Since I’ve been on my own, I’ve messed around with making beans, and have found a number of things that don’t work very well. The last pot I made was outstanding, though, and I’ve been thinking about making another pot, if for no other reason than economy. Even eating cheap stuff at the cafeteria or local restaurants can run into money, but a few cents worth of red beans and salt pork will feed me for a week or more. Another reason for my interest in cooking is that I’m newly single, and there is a strong temptation to get lazy with my diet.

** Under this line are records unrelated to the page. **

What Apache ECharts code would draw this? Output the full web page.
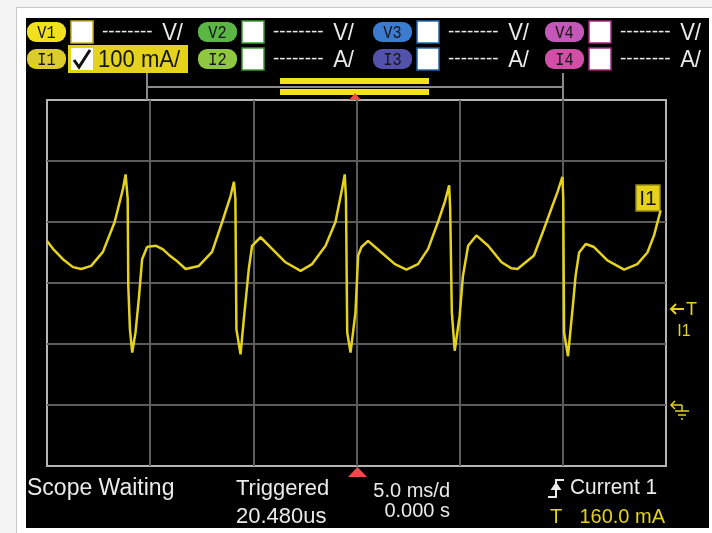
<!DOCTYPE html>
<html>
<head>
<meta charset="utf-8">
<script src="https://cdn.jsdelivr.net/npm/echarts@6/dist/echarts.min.js"></script>
<style>
  html, body { margin: 0; padding: 0; background: #fff; }
  #scope { width: 712px; height: 533px; }
</style>
</head>
<body>
<div id="scope"></div>
<script>
  // I1 trace: time in ms (0 = trigger), current in mA
  let timeMs = [-15.0, -14.71, -14.23, -13.74, -13.34, -12.86, -12.29, -11.72, -11.32, -11.19,
    -11.09, -11.06, -10.98, -10.87, -10.71, -10.55, -10.39, -10.15, -10.03, -9.71,
    -9.38, -9.09, -8.74, -8.28, -7.64, -7.00, -6.51, -6.10, -5.94, -5.87,
    -5.82, -5.62, -5.46, -5.22, -5.06, -4.65, -4.09, -3.44, -2.71, -2.15,
    -1.50, -1.02, -0.70, -0.57, -0.51, -0.45, -0.29, -0.05, 0.08, 0.24,
    0.56, 1.21, 1.86, 2.42, 2.98, 3.47, 3.95, 4.28, 4.49, 4.54,
    4.62, 4.76, 5.00, 5.16, 5.41, 5.81, 6.38, 7.03, 7.51, 7.80,
    8.60, 9.09, 9.50, 9.74, 9.98, 10.02, 10.06, 10.25, 10.47, 10.62,
    10.79, 11.11, 11.51, 12.16, 12.97, 13.61, 14.10, 14.42, 14.74]
  let currentMa = [269, 256, 239, 226, 223, 228, 251, 300, 354, 378,
    338, 195, 124, 86, 119, 174, 239, 259, 260, 261,
    255, 246, 237, 223, 228, 251, 300, 343, 366, 338,
    124, 83, 141, 223, 261, 275, 256, 234, 220, 231,
    261, 300, 354, 378, 338, 119, 86, 152, 245, 259,
    269, 250, 231, 222, 231, 256, 300, 333, 360, 322,
    152, 89, 146, 212, 261, 278, 261, 234, 224, 223,
    245, 289, 327, 349, 374, 338, 119, 80, 157, 212,
    250, 264, 259, 237, 222, 231, 250, 278, 319]

  // 5 ms/div and 100 mA/div, 6 x 6 divisions
  let timeRange = [-15, 15, 5]
  let currentRange = [-100, 500, 100]

  let channelNames = [['V1', 'I1'], ['V2', 'I2'], ['V3', 'I3'], ['V4', 'I4']]
  let unitTexts = ['V/', 'A/']
  let i1Scale = '100 mA/'
  let statusTexts = ['Scope Waiting', 'Triggered', '20.480us', '5.0 ms/d', '0.000 s', 'Current 1', 'T', '160.0 mA']

  const SANS = 'Liberation Sans, Arial, sans-serif'
  const YEL = '#e4d21c'

  function rect (x, y, w, h, fill, stroke, r) {
    return {
      type: 'rect', silent: true,
      shape: { x: x, y: y, width: w, height: h, r: r || 0 },
      style: { fill: fill, stroke: stroke || null, lineWidth: stroke ? 1.5 : 0 }
    }
  }
  function text (x, y, s, fill, font, align, sx) {
    return {
      type: 'text', silent: true, x: x, y: y, scaleX: sx || 1,
      style: { text: s, fill: fill, font: font, textAlign: align || 'left', textVerticalAlign: 'middle' }
    }
  }
  function line (points, stroke, w) {
    return {
      type: 'polyline', silent: true,
      shape: { points: points },
      style: { stroke: stroke, lineWidth: w || 1, fill: null }
    }
  }
  function poly (points, fill) {
    return { type: 'polygon', silent: true, shape: { points: points }, style: { fill: fill } }
  }

  let graphics = []

  // light page frame around the black screen
  graphics.push(rect(0, 0, 26, 533, '#fff'))
  graphics.push(rect(0, 0, 712, 18, '#fff'))
  graphics.push(rect(709, 0, 3, 533, '#fff'))
  graphics.push(rect(0, 528, 712, 5, '#fff'))
  graphics.push(rect(0, 0, 16, 533, '#f4f4f4'))
  graphics.push(rect(0, 0, 712, 7, '#f4f4f4'))
  graphics.push(line([[16.5, 7], [16.5, 533]], '#c8c8c8', 1))
  graphics.push(line([[16, 7.5], [712, 7.5]], '#c8c8c8', 1))

  // channel header
  let colX = [27, 198, 373, 545]
  let pillColors = [['#f0e01e', '#dccb2c'], ['#5cb646', '#8fc740'], ['#3b7bd0', '#5252ad'], ['#c458b8', '#d34ea6']]
  let boxBorders = ['#c9b21a', '#3d9a35', '#2565a8', '#a3247f']
  let rowY = [32, 59]
  colX.forEach((x, c) => {
    rowY.forEach((cy, r) => {
      graphics.push(rect(x, cy - 10, 39, 20, pillColors[c][r], null, 9))
      graphics.push(text(x + 19.5, cy + 1, channelNames[c][r], '#151515', '18px Liberation Mono, monospace', 'center', 0.85))
      if (c === 0 && r === 1) return
      graphics.push(rect(x + 44, cy - 11, 22, 22, '#fff', boxBorders[c]))
      graphics.push(text(x + 75, cy, '--------', '#eaeaea', '19px ' + SANS))
      graphics.push(text(x + 156, cy + 1, unitTexts[r], '#eaeaea', '24px ' + SANS, 'right', 0.92))
    })
  })
  // I1 is the active channel
  graphics.push(rect(68, 45, 120, 28, YEL))
  graphics.push(rect(71, 48, 22, 22, '#fff'))
  graphics.push(line([[74, 60], [79, 67], [90, 50]], '#111', 3))
  graphics.push(text(98, 60, i1Scale, '#151515', '24px ' + SANS, 'left', 0.92))

  // horizontal position bracket
  graphics.push(line([[147, 73], [147, 100]], '#8a8a8a', 2))
  graphics.push(line([[563, 73], [563, 100]], '#8a8a8a', 2))
  graphics.push(line([[147, 87], [563, 87]], '#8a8a8a', 2))
  graphics.push(rect(280, 78, 149, 6, '#f2e21c'))
  graphics.push(rect(280, 89, 149, 6, '#f2e21c'))
  graphics.push(poly([[355, 93], [349, 100], [361, 100]], '#f04a4a'))
  graphics.push(poly([[357.5, 467], [348, 477], [367, 477]], '#f04a4a'))

  // trace label and side markers
  graphics.push(rect(636, 185, 24, 26, YEL, '#9a8a10'))
  graphics.push(text(648, 199, 'I1', '#151515', '21px ' + SANS, 'center'))
  graphics.push(line([[684, 309], [671, 309]], YEL, 2))
  graphics.push(line([[676, 304], [671, 309], [676, 314]], YEL, 2))
  graphics.push(text(686, 310, 'T', YEL, '18px ' + SANS))
  graphics.push(text(684, 332, 'I1', YEL, '16px ' + SANS, 'center'))
  graphics.push(line([[682, 405], [671, 405]], YEL, 1.5))
  graphics.push(line([[675, 401], [671, 405], [675, 409]], YEL, 1.5))
  graphics.push(line([[682, 405], [682, 411]], YEL, 1.5))
  graphics.push(line([[675, 411], [689, 411]], YEL, 1.5))
  graphics.push(line([[678, 415], [686, 415]], YEL, 1.5))
  graphics.push(line([[681, 419], [683, 419]], YEL, 1.5))

  // status line
  graphics.push(text(27, 489, statusTexts[0], '#eaeaea', '23px ' + SANS))
  graphics.push(text(236, 489, statusTexts[1], '#eaeaea', '22px ' + SANS))
  graphics.push(text(236, 517, statusTexts[2], '#eaeaea', '22px ' + SANS))
  graphics.push(text(450, 491, statusTexts[3], '#eaeaea', '20px ' + SANS, 'right'))
  graphics.push(text(450, 511, statusTexts[4], '#eaeaea', '20px ' + SANS, 'right'))
  graphics.push(line([[548, 497], [556, 497], [556, 480], [564, 480]], '#eaeaea', 2))
  graphics.push(poly([[556, 482], [550.5, 490], [561.5, 490]], '#eaeaea'))
  graphics.push(text(570, 488, statusTexts[5], '#eaeaea', '22px ' + SANS, 'left', 0.95))
  graphics.push(text(550, 517, statusTexts[6], YEL, '20px ' + SANS))
  graphics.push(text(665, 517, statusTexts[7], YEL, '20px ' + SANS, 'right'))

  let chart = echarts.init(document.getElementById('scope'))
  let option = {
    backgroundColor: '#000',
    animation: false,
    grid: {
      show: true,
      left: 47, right: 46, top: 100, bottom: 67,
      borderColor: '#b4b4b4', borderWidth: 2,
      backgroundColor: 'transparent'
    },
    xAxis: {
      type: 'value',
      min: timeRange[0], max: timeRange[1], interval: timeRange[2],
      axisLine: { show: false }, axisTick: { show: false }, axisLabel: { show: false },
      splitLine: { show: true, showMinLine: false, showMaxLine: false, lineStyle: { color: '#5c5c5c', width: 2 } }
    },
    yAxis: {
      type: 'value',
      min: currentRange[0], max: currentRange[1], interval: currentRange[2],
      axisLine: { show: false }, axisTick: { show: false }, axisLabel: { show: false },
      splitLine: { show: true, showMinLine: false, showMaxLine: false, lineStyle: { color: '#5c5c5c', width: 2 } }
    },
    series: [{
      name: 'I1',
      type: 'line',
      showSymbol: false,
      data: timeMs.map((t, i) => [t, currentMa[i]]),
      lineStyle: { color: YEL, width: 2.5 },
      z: 5
    }],
    graphic: { elements: graphics }
  }
  chart.setOption(option)
</script>
</body>
</html>
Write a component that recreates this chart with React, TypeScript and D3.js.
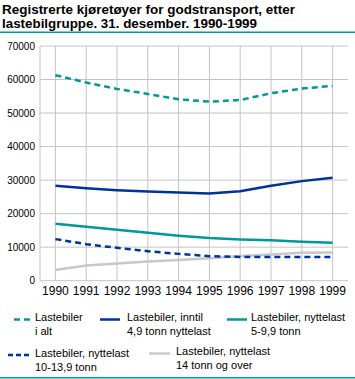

I’ve never been a good cook, but my increasing waist size testifies that I haven’t been a total failure, either!

So, it was serendipitous that I picked up my cookbook while looking for something else, and out fell some papers. On one of them, written in Mom’s own hand, was her recipe for cornbread! Nostalgia crashed over me, and the memory of taking a bite of that wonderful stuff, covered with red beans and sopping in their juice, and wallering it around in my mouth transported me to a whole ‘nother time and place. .” I went right out and bought a cast iron skillet!

(For you Yankees, “waller” is the transitive form of the verb, “wallow,” and refers to rolling or wobbling something around. In this case, one would waller a mouthful of cornbread and red beans around with ones’ tongue in order to saturate all the sensory elements of the mouth with the flavors and textures. Other uses of the word include the way bearings can wear to the point that they cannot support the shaft that runs through them; they are then said to be, “wallered out.” And perhaps, given the climate of political correctness that infests our national dialogue today, I may be forgiven for using the half-word, “Yankees)

Here is Mom’s recipe for cornbread, verbatim.

Cornbread ??

1 heaping cup cornmeal
1 egg
1 cup milk – about
1 teaspoon baking powder – about
1½ teaspoon sugar
1 teaspoon salt
3 tablespoons bacon grease

Mix dry ingredients. Add egg and enough milk so batter is smooth and easy to pour but not runny. Stir just enough to mix. Have grease very hot and add to ab***** [illegible] stir in good. Pour mix into very hot skillet and bake at 500 degrees about 20 minutes.


So assuming I was supposed to add the very hot grease to the mixed ingredients, it went very well. I ended up with a little less than 3 tablespoons of bacon grease, but went with what I had. The mixture was pretty runny, so I added a little more cornmeal. My oven may be a little hotter than hers, so it was very fully done. About another minute and it would have been burnt. It came out about ½ inch thick, rather than the inch or more I remember her cornbread being, and it was a little dry. But, oh, my! The taste was familiar, like the face of a dear old friend that has been changed by the passage of years, but will always be familiar. It soaked up the bean juice in fine form, and I had a wonderful dinner!

Next time, which won’t be far off, I will double the recipe, use four tablespoons of bacon grease and a little less than one cup of milk per unit of meal. This may not be on the same level as “Julie and Julia,” but I bet I don’t starve!